The East Asian Art History academic programme focuses on the art, archaeology, and material culture of China, Japan and, to a lesser extent, Korea. All art forms will be studied, from painting and calligraphy to sculpture and architecture to ceramics, handiwork, and photography, as represented in all epochs, from the Neolithic Age to the present.

The academic programme prepares students to be able to work independently and to be able to convey the results of their work, with particular competence in the use of both historical and modern media in the area of East Asian Art History. With its interdisciplinary learning approach to both subject-area expertise and career-oriented competencies, including intercultural competency and the routine use of modern media, the East Asian Art History academic programme emphasises the practical application of linguistic and art-historical studies. Along with theoretical principles of the academic discipline of East Asian Art History, at Heidelberg, great value is placed upon a practice-oriented education, including first-hand observation of actual art objects. For this purpose, every semester, the Institute of East Asian Art History organises both brief and longer-term excursions to exhibitions and museums as well as to international centres for East Asian Art History. In addition, the Institute holds regular lectures from researchers as well as faculty specialists with professional experience. These include museum curators, art restorers/conservators, art collectors, and gallery owners.

Special Features and Characteristics

The Heidelberg University Institute of East Asian Art History is, next to the Freie Universität Berlin, the only university in Germany to offer a comprehensive, in-depth academic programme in East Asian Art History. The Institute currently includes one professorship each for Chinese Art History and Japanese Art History as well as two positions for research assistants. The faculty is also enriched by a guest professorship in Chinese Art History and one in Japanese Art History (Ishibashi Foundation Guest Professorship).  

The Institute’s library possesses an internationally-comparable collection that includes a historically-expanded slide collection of over 100,000 slides. In addition, the University Library’s ever-expanding “Heidlcon” database currently contains over 50,325 digitalised representations of artefacts. 

The academic programme at the Institute is also enriched through collaboration with museums such as the Berlin Asian Art Museum, the Stuttgart Linden Museum and the Heidelberg Ethnological Museum. 

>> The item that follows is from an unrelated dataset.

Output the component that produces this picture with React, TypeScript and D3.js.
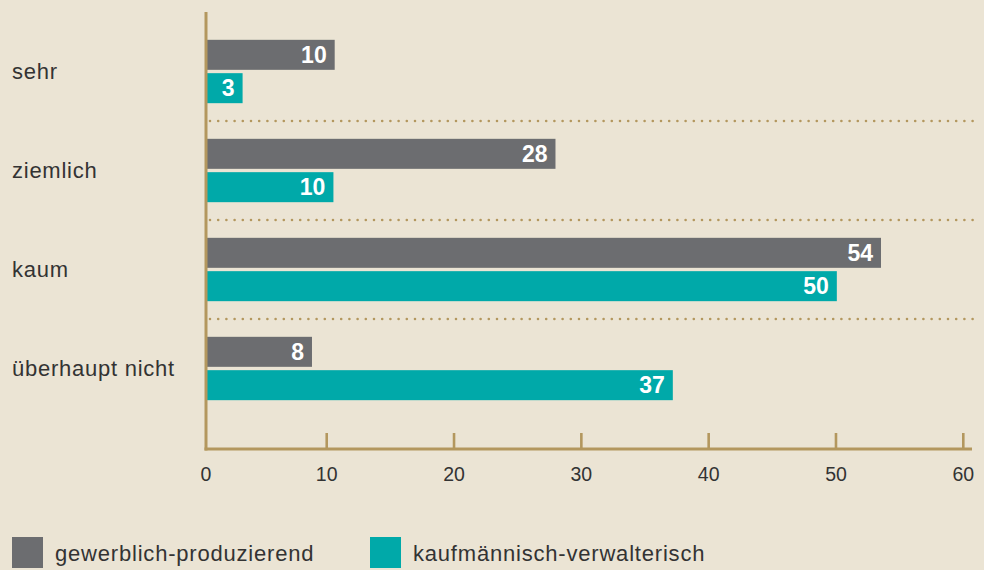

In addition, the Institute regularly offers lectures by researchers who present a broad, regional, methodological, and practice-oriented perspective, providing a valuable and comprehensive rounding-out of the courses offered in the academic programme. 

Research

Research at the Institute primarily focuses on:  

  • Buddhist art, with an emphasis on stone sutras 
  • Chinese painting and calligraphy 
  • Japanese painting from the fourteenth to the nineteenth century. 
  • Early Chinese and Japanese photography 
  • Transcultural approaches in all areas  
  • Modern and contemporary research topics  

In Winter Semester 2013, under the sponsorship of the “Connecting Art Histories” programme of the Getty Foundation in Los Angeles, the Institute launched a teaching and research project to study Chinese art from the 1930s and 1940s. In addition, several other research projects to study Japanese works of calligraphy and painting were conducted. 

Occupational Areas

Traditionally, students of East Asian Art History work in positions at universities and museums, as art dealers, and in galleries. Other career options are found in the areas of journalism, tourism, and publishing.

Insights

Studierende Kunstgeschichte Ostasiens Uni Heidelberg

I decided to study East Asian Art History because of my passion for art – and Heidelberg has the best reputation for this subject. I find it extremely interesting to approach East Asian art from a European research perspective.